The line was then unprofitable, so the company turned to the government for help in completing the rest of the 166 km long main line to Yogyakarta through the Vorstenlanden. The great cost involved in the building was partly caused by the decision to build the tracks at the standard gauge (1435 mm/4′ 8½”). This also resulted in the selection of a narrower gauge for most of the later construction, after a 1869 report by J. A. Kool and N. H. Henket showed the economy and suitability of 1067 mm (3′ 6″) gauge. In fact, the law allowed only the construction of 1067 mm gauge railways, except for some 600 mm gauge feeder lines.
The first of the narrow gauge line was also built by the NIS, connecting Jakarta (then Batavia) and Bogor (then Buitenzorg). It was opened in January 31, 1873 after two years of construction. The line was quite profitable, but as it was isolated from the rest of the NIS lines in Central and East Java, it was later sold to the SS in 1913.
The state then began to get involved directly in the construction of railways, after a rather lengthy period of hesitation, since the Liberal government in the Netherlands would rather have private enterprise creating the railways. Anyway, state railways were considered necessary for strategic purposes. In May 16, 1878 the first line of the Staatsspoor- en Tramwegen in Nederlandsch-Indië (State Railway) was opened between Surabaya and Pasuruan. Three years later, construction was begun on a line from Bogor to Cicurug in West Java, with the intention to reach Cilacap, an important port in the southern coast of Java.
In 1884, the SS lines from the east reached Surakarta, on the NIS main line, and in 1888, the western line reached Cilacap.
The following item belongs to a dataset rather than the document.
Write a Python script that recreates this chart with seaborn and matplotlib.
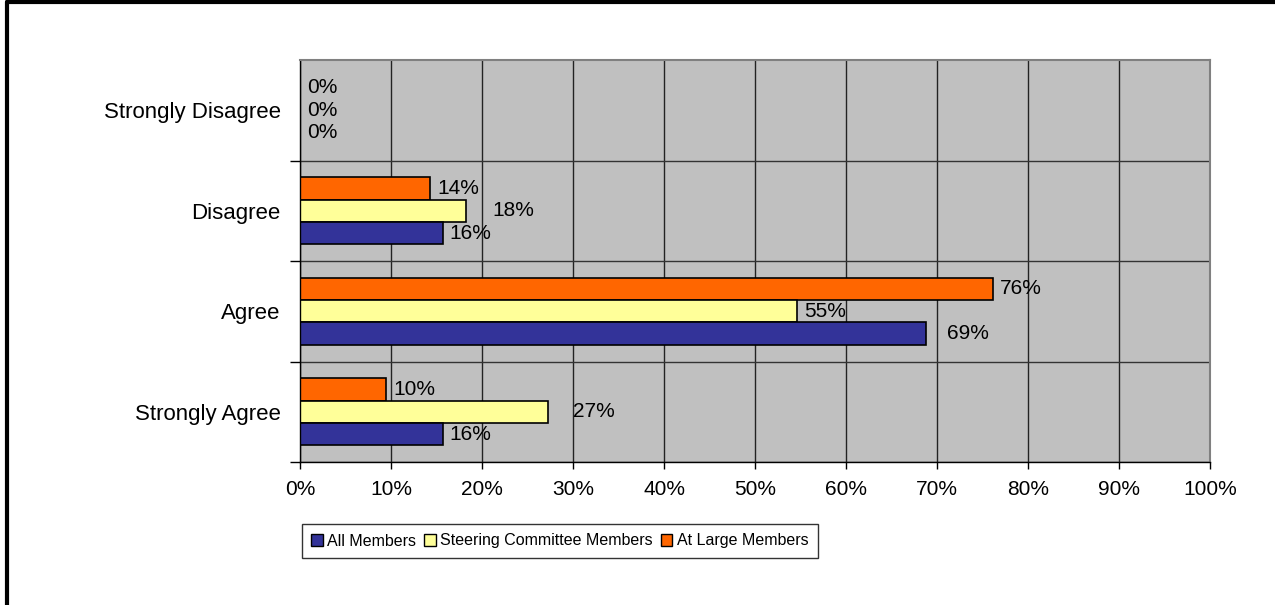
import pandas as pd
import seaborn as sns
import matplotlib.pyplot as plt
from matplotlib.patches import Patch
from matplotlib.lines import Line2D

# Chart data (percent of respondents)
responses = ['Strongly Disagree', 'Disagree', 'Agree', 'Strongly Agree']
groups = ['All Members', 'Steering Committee Members', 'At Large Members']
all_members = [0, 15.7, 68.8, 15.7]
steering_members = [0, 18.2, 54.6, 27.3]
at_large_members = [0, 14.3, 76.2, 9.5]
x_ticks = [0, 10, 20, 30, 40, 50, 60, 70, 80, 90, 100]

colors = {'All Members': '#333399', 'Steering Committee Members': '#FFFF99',
          'At Large Members': '#FF6600'}
# Excel pushed a few labels further out; extra padding in points per group
extra_pad = {'All Members': [0, 0, 10, 0],
             'Steering Committee Members': [0, 14, 0, 13],
             'At Large Members': [0, 0, 0, 0]}

# long format for seaborn
df = pd.DataFrame({
    'Response': responses * 3,
    'Group': ['All Members'] * 4 + ['Steering Committee Members'] * 4 + ['At Large Members'] * 4,
    'Percent': all_members + steering_members + at_large_members,
})

sns.set_style('white')
plt.rcParams['font.family'] = ['Liberation Sans', 'DejaVu Sans']

fig = plt.figure(figsize=(12.75, 6.05), dpi=100)
ax = fig.add_axes([300 / 1275, 143 / 605, 910 / 1275, 402 / 605])

# top bar in each group is At Large, bottom is All Members
draw_order = ['At Large Members', 'Steering Committee Members', 'All Members']
sns.barplot(data=df, y='Response', x='Percent', hue='Group', hue_order=draw_order,
            order=responses, palette=colors, saturation=1, orient='h', width=0.67,
            edgecolor='black', linewidth=1.2, legend=False, ax=ax)

for container, grp in zip(ax.containers, draw_order):
    vals = df[df['Group'] == grp]['Percent'].tolist()
    for bar, v, p in zip(container, vals, extra_pad[grp]):
        ax.annotate(f'{round(v)}%', (bar.get_width(), bar.get_y() + bar.get_height() / 2),
                    xytext=(5 + p, 0), textcoords='offset points',
                    ha='left', va='center', fontsize=15, color='black')

ax.set_facecolor('#C0C0C0')
ax.set_xlim(0, 100)
ax.set_ylim(3.5, -0.5)
ax.set_xticks(x_ticks)
ax.set_xticklabels([f'{t}%' for t in x_ticks], fontsize=15, color='black')
ax.set_yticks(range(len(responses)))
ax.set_yticklabels(responses, fontsize=16, color='black')
ax.set_yticks([0.5, 1.5, 2.5, 3.5], minor=True)
ax.set_xlabel('')
ax.set_ylabel('')

ax.tick_params(axis='y', which='major', length=0, pad=14)
ax.tick_params(axis='y', which='minor', length=7, width=1, color='black', left=True)
ax.tick_params(axis='x', which='major', length=5, width=1, color='black', bottom=True, pad=8)
ax.grid(axis='x', which='major', color='#222222', linewidth=1)
ax.grid(axis='y', which='minor', color='#333333', linewidth=1)
ax.set_axisbelow(True)

for side in ['left', 'bottom']:
    ax.spines[side].set_color('black')
    ax.spines[side].set_linewidth(1)
for side in ['top', 'right']:
    ax.spines[side].set_color('#808080')
    ax.spines[side].set_linewidth(1.5)

handles = [Patch(facecolor=colors[g], edgecolor='black', linewidth=1) for g in groups]
leg = fig.legend(handles, groups, loc='center', bbox_to_anchor=(560 / 1275, 64 / 605),
                 ncol=3, frameon=True, fancybox=False, edgecolor='black', fontsize=11.5,
                 labelcolor='black', handlelength=0.7, handleheight=0.8, handletextpad=0.3,
                 columnspacing=0.5, borderpad=0.6)
leg.get_frame().set_linewidth(1)

# outer frame (only top and left edges visible)
fig.add_artist(Line2D([7 / 1275, 7 / 1275], [0, 1 - 2 / 605], transform=fig.transFigure,
                      color='black', linewidth=3))
fig.add_artist(Line2D([7 / 1275, 1], [1 - 2 / 605, 1 - 2 / 605], transform=fig.transFigure,
                      color='black', linewidth=3))

fig.savefig('out.png', dpi=100)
A continuous railway line was in place between Jakarta and Surabaya in 1894, with the completion of the last section, between Maos and Cibatu. The journey between the two points took three days, with the actual travel time being 32½ hours, because trains did not run at night, and the presence of different gauges required passengers and goods to be transferred at both Yogyakarta and Surakarta. Yet it was a great improvement over the horse-hauled carriages, which took up to two weeks for the trip.
The Samarang-Joana Stoomtram Maatschappij received the concession to build a light railway (“tramway”) between Semarang and Juwana in 1881. It was the first of the 15 tramway companies in Java. The tramways were usually related to agricultural developments, especially sugar plantations and factories, tobacco and rubber plantations, and forestry. The lines also acted as feeder to the main lines. These tramways were built according to certain standards, allowing some exchange of rolling stock with the state railways, and some lines were indeed later upgraded to main-line railway standards.
Railway and tramway companies in Java, Madura and Sumatra
Sumatra had its first railway by 1876, a 4 km line between the port of Ule Lhee and Banda Aceh (then Koetaradja), built for military purposes. This line used the 1067 mm gauge. As the Aceh War raged on, the lines were expanded (and suffered from sabotage attempts) along with the Dutch military advances.
The first line of economic significance in Sumatra was laid by the Deli Spoorweg Maatschappij in 1886, between Labuhan (the erstwhile port) and Medan. This line served the fertile Deli region, and later served Besitang, Tanjungbalai, Rantau Prapat and Pematang Siantar. The last section of the line to Rantau Prapat was completed in 1937.
The Aceh line was later regauged to 750 mm (2′ 5½”), and was completed to Besitang, 520 km southeast of Banda Aceh, in 1917, where a junction was made with the DSM line from Medan. The Atjeh Staatsstoomtram was transferred from the military to the SS in January 1, 1916. Even then, the situation in Aceh was not exactly peaceful, and the line kept its military importance up to the end of Dutch rule – even into independence days!
The government constructed a line in the Minangkabau region in West Sumatra between 1891 and 1894, between Teluk Bayur and the coal mine at Sawah Lunto. The 158 km-long line had to clear the Bukit Barisan range, climbing up to 773 m, and requiring a 43 km-long rack section between Kayutanam and Batu Tabal. It was the only rack line of a significant length in Indonesia. The line also went to Bukittinggi (then Fort de Kock) and Payakumbuh, both relatively important regional centers.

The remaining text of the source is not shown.